Amaro adds a kind of complexity that's hard to get otherwise — layered, bitter, slightly sweet, and botanical all at once. In AF cocktail making, finding substitutes or non-alcoholic amaro-style products is worth the effort because the gap they leave when absent is significant.

Where You'll Use It

Negroni and Negroni variations, Paper Plane, Black Manhattan, Jungle Bird, and any drink calling for Campari, Aperol, or Fernet.

Worth Knowing

Aperitif

An aperitif is a drink served before a meal to stimulate appetite — typically bitter, low-alcohol, and not too sweet. Vermouth, Campari, Aperol, and dry sherry are classic aperitifs.
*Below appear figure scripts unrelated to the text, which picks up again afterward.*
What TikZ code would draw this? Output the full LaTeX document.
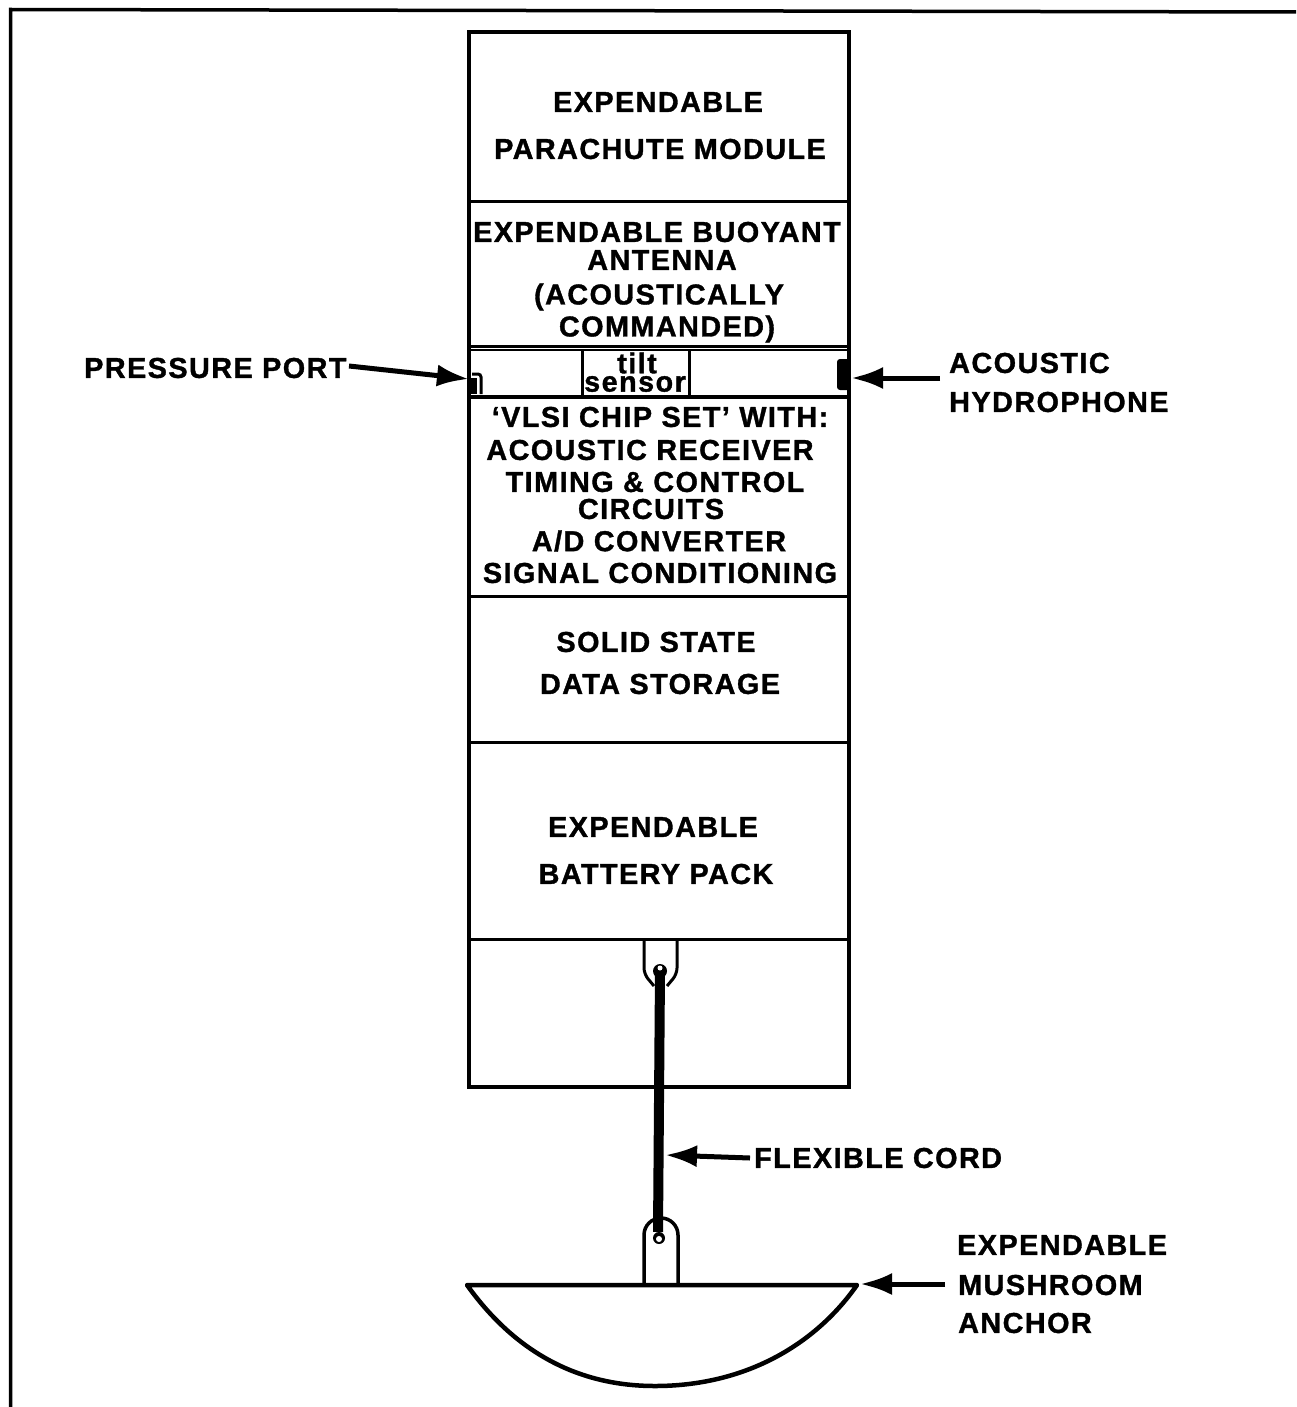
\documentclass[tikz,border=0pt]{standalone}
\usepackage{fontspec}
\usepackage{tikz}
\usetikzlibrary{arrows.meta,positioning,calc}
\newfontfamily\labelfont{Liberation Sans Bold}[LetterSpace=5.0,FakeBold=1.2]
\begin{document}
\begin{tikzpicture}[x=1pt,y=-1pt,
  lbl/.style={inner sep=0pt,font=\labelfont\fontsize{28.8}{32}\selectfont,align=center},
  side/.style={lbl,anchor=west},
  sect/.style={line width=3pt},
  wall/.style={line width=4.5pt},
  arr/.style={-{Latex[length=32pt,width=22pt]},line width=5pt},
  cord/.style={line width=10pt}
]
\useasboundingbox (0,0) rectangle (1296,1407);
% frame
\draw[line width=3.5pt] (10.5,1407) -- (10.5,9.5) -- (1296,12);
% body
\coordinate (tl) at (469,32);
\coordinate (br) at (849,1087);
\draw[wall] (tl) rectangle (br);
\foreach \yy in {201,346,596,742,939} {
  \draw[sect] (469,\yy) -- (849,\yy);
}
\draw[line width=2pt] (469,350) -- (849,350);
\draw[line width=4pt] (469,397) -- (849,397);
\draw[sect] (582,349) -- (582,397);
\draw[sect] (689,349) -- (689,397);
% section texts
\node[lbl] (chute) at (658,102) {EXPENDABLE};
\node[lbl] (chutetwo) at (660,149) {PARACHUTE MODULE};
\node[lbl] (ant) at (657,232) {EXPENDABLE BUOYANT};
\node[lbl] (anttwo) at (662,260) {ANTENNA};
\node[lbl] (antthree) at (659,297) {(ACOUSTICALLY};
\node[lbl] (antfour) at (667,329) {COMMANDED)};
\node[lbl] (tilt) at (637,363) {tilt};
\node[lbl] (sensor) at (635,384) {sensor};
\node[lbl] (vlsi) at (660,417) {‘VLSI CHIP SET’ WITH:};
\node[lbl] (rcv) at (650,450) {ACOUSTIC RECEIVER};
\node[lbl] (timing) at (655,482) {TIMING \& CONTROL};
\node[lbl] (circ) at (651,509) {CIRCUITS};
\node[lbl] (adc) at (659,541) {A/D CONVERTER};
\node[lbl] (cond) at (660,573) {SIGNAL CONDITIONING};
\node[lbl] (solid) at (656,642) {SOLID STATE};
\node[lbl] (data) at (660,684) {DATA STORAGE};
\node[lbl] (batt) at (653,827) {EXPENDABLE};
\node[lbl] (batttwo) at (656,874) {BATTERY PACK};
% side labels
\node[side] (press) at (84,368) {PRESSURE PORT};
\node[side] (acous) at (949,363) {ACOUSTIC};
\node[side] (hydro) at (949,402) {HYDROPHONE};
\node[side] (flex) at (754,1158) {FLEXIBLE CORD};
\node[side] (anchor) at (957,1245) {EXPENDABLE};
\node[side] (mush) at (958,1285) {MUSHROOM};
\node[side] (anchortwo) at (958,1323) {ANCHOR};
% port and hydrophone
\draw[line width=3pt,rounded corners=3pt] (472,374) -- (481,374) -- (481,394);
\fill (471,378) rectangle (477,394);
\fill[rounded corners=3pt] (837,359) rectangle (850,390);
% shackles
\draw[line width=3pt,rounded corners=6pt] (644,940) -- (644,974) -- (654,986);
\draw[line width=3pt,rounded corners=6pt] (677,940) -- (677,974) -- (667,986);
\draw[line width=3.5pt] (644,1284) -- (644,1235) arc[start angle=180,end angle=360,radius=17] -- (678,1284);
% cord
\coordinate (top) at (660,971);
\coordinate (bot) at (658,1232);
\draw[cord] (top) -- (bot);
\fill (top) circle[radius=7];
\fill (659,1238) circle[radius=6];
\fill[white] (660,968) circle[radius=2.5];
\fill[white] (659,1239) circle[radius=3];
% anchor
\coordinate (al) at (467,1285);
\coordinate (ar) at (857,1285);
\draw[line width=4.5pt,line join=round] (al) -- (ar) .. controls (815,1345) and (745,1386) .. (655,1386) .. controls (570,1386) and (510,1345) .. cycle;
% arrows
\coordinate (pa) at (349,366);
\coordinate (pb) at (469,379);
\draw[arr] (pa) -- (pb);
\coordinate (ha) at (940,378);
\coordinate (hb) at (851,378);
\draw[arr] (ha) -- (hb);
\coordinate (fb) at (665,1155);
\draw[arr] ([xshift=-4pt]flex.west) -- (fb);
\coordinate (aa) at (945,1284);
\coordinate (ab) at (860,1284);
\draw[arr] (aa) -- (ab);
\end{tikzpicture}
\end{document}
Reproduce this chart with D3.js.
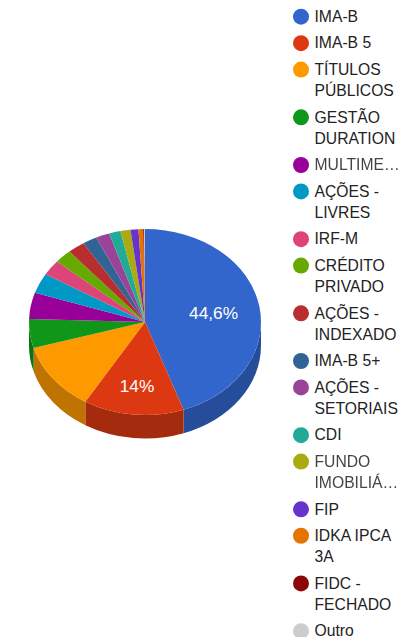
<!DOCTYPE html>
<html>
<head>
<meta charset="utf-8">
<script src="https://d3js.org/d3.v7.min.js"></script>
<style>
  html, body { margin: 0; padding: 0; background: #fff; overflow: hidden; }
  svg { display: block; }
</style>
</head>
<body>
<svg id="chart" width="403" height="637"></svg>
<script>
var categories = ["IMA-B", "IMA-B 5", "TÍTULOS PÚBLICOS", "GESTÃO DURATION", "MULTIMERCADO", "AÇÕES - LIVRES", "IRF-M",
  "CRÉDITO PRIVADO", "AÇÕES - INDEXADO", "IMA-B 5+", "AÇÕES - SETORIAIS", "CDI", "FUNDO IMOBILIÁRIO", "FIP",
  "IDKA IPCA 3A", "FIDC - FECHADO", "Outro"];
var legendLines = [["IMA-B"], ["IMA-B 5"], ["TÍTULOS", "PÚBLICOS"], ["GESTÃO", "DURATION"], ["MULTIME…"], ["AÇÕES -", "LIVRES"], ["IRF-M"],
  ["CRÉDITO", "PRIVADO"], ["AÇÕES -", "INDEXADO"], ["IMA-B 5+"], ["AÇÕES -", "SETORIAIS"], ["CDI"], ["FUNDO", "IMOBILIÁ…"], ["FIP"],
  ["IDKA IPCA", "3A"], ["FIDC -", "FECHADO"], ["Outro"]];
var values = [44.6, 14, 11.9, 5.0, 4.6, 3.5, 2.7, 2.4, 2.4, 2.0, 1.9, 1.6, 1.4, 1.1, 0.65, 0.15, 0.1];
var colors = ["#3366cc", "#dc3912", "#ff9900", "#109618", "#990099", "#0099c6", "#dd4477", "#66aa00", "#b82e2e",
  "#316395", "#994499", "#22aa99", "#aaaa11", "#6633cc", "#e67300", "#8b0707", "#cccccc"];
var sliceLabels = ["44,6%", "14%"];
var labelRadius = [0.6, 0.69];
var blurred = ["MULTIMERCADO", "FUNDO IMOBILIÁRIO"];

//Dimension-related vars
var cx = 145;
var cy = 322;
var rx = 116;
var ry = 93;
var depth = 23.5;
var squash = ry / rx;

var svg = d3.select('#chart');

var pie = d3.pie().sort(null).value(function(d) { return d; });
var arcs = pie(values);
var arc = d3.arc().innerRadius(0).outerRadius(rx);

var pieGroup = svg.append('g')
  .attr('transform', 'translate(' + cx + ',' + cy + ') scale(1,' + squash + ')');

//Side wall, only the front half of the pie shows it
function sidePath(d) {
  var a0 = Math.max(d.startAngle, Math.PI / 2) - Math.PI / 2;
  var a1 = Math.min(d.endAngle, Math.PI * 1.5) - Math.PI / 2;
  if (a1 <= a0) return null;
  var drop = depth / squash;
  var p = d3.path();
  p.arc(0, 0, rx, a0, a1);
  p.arc(0, drop, rx, a1, a0, true);
  p.closePath();
  return p.toString();
}

pieGroup.selectAll('path.side')
  .data(arcs)
  .enter()
  .append('path')
  .attr('class', 'side')
  .attr('d', sidePath)
  .style('fill', function(d, i) {
    var c = d3.rgb(colors[i]);
    return d3.rgb(c.r * 0.75, c.g * 0.75, c.b * 0.75).formatHex();
  })
  .style('stroke', 'none');

//Top face
pieGroup.selectAll('path.slice')
  .data(arcs)
  .enter()
  .append('path')
  .attr('class', 'slice')
  .attr('d', arc)
  .style('fill', function(d, i) { return colors[i]; });

//Slice labels
svg.selectAll('text.sliceLabel')
  .data(sliceLabels)
  .enter()
  .append('text')
  .attr('class', 'sliceLabel')
  .attr('x', function(d, i) {
    var mid = (arcs[i].startAngle + arcs[i].endAngle) / 2;
    return cx + Math.sin(mid) * rx * labelRadius[i];
  })
  .attr('y', function(d, i) {
    var mid = (arcs[i].startAngle + arcs[i].endAngle) / 2;
    return cy - Math.cos(mid) * ry * labelRadius[i] + 6;
  })
  .attr('text-anchor', 'middle')
  .attr('font-family', 'Liberation Sans')
  .attr('font-size', 17.3)
  .style('fill', '#fff')
  .text(function(d) { return d; });

//Legend
var legendX = 301;
var textX = 314.5;
var legendY = 16.7;
var itemGap = 26.45;
var lineGap = 21.25;

var y = legendY;
categories.forEach(function(name, i) {
  svg.append('circle')
    .attr('cx', legendX)
    .attr('cy', y)
    .attr('r', 8)
    .style('fill', colors[i]);

  var isBlurred = blurred.indexOf(name) >= 0;
  legendLines[i].forEach(function(line, j) {
    svg.append('text')
      .attr('x', textX)
      .attr('y', y + j * lineGap + 5.3)
      .attr('font-family', 'Liberation Sans')
      .attr('font-size', 15.7)
      .style('fill', isBlurred ? '#444' : '#222')
      .style('filter', isBlurred ? 'blur(0.6px)' : null)
      .text(line);
  });
  y += (legendLines[i].length - 1) * lineGap + itemGap;
});
</script>
</body>
</html>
The word comes from the Latin aperire (to open) — the idea being that it opens the appetite.

Digestif

A digestif is a drink served after a meal to aid digestion — typically bitter, spirit-forward, and often higher in alcohol than an aperitif. Amaro, port, brandy, and Chartreuse are digestifs. The herbal, bitter character of most amaro is what traditionally made them associated with settling the stomach after a large meal.

Aperitivo

Aperitivo is both a category of drinks (similar to aperitif) and an Italian social tradition — the hour before dinner when you drink something light and bitter with snacks. The aperitivo style of cocktail is typically low-ABV, slightly bitter, and approachable: spritzes, Negroni Sbagliatos, Aperol Spritzes.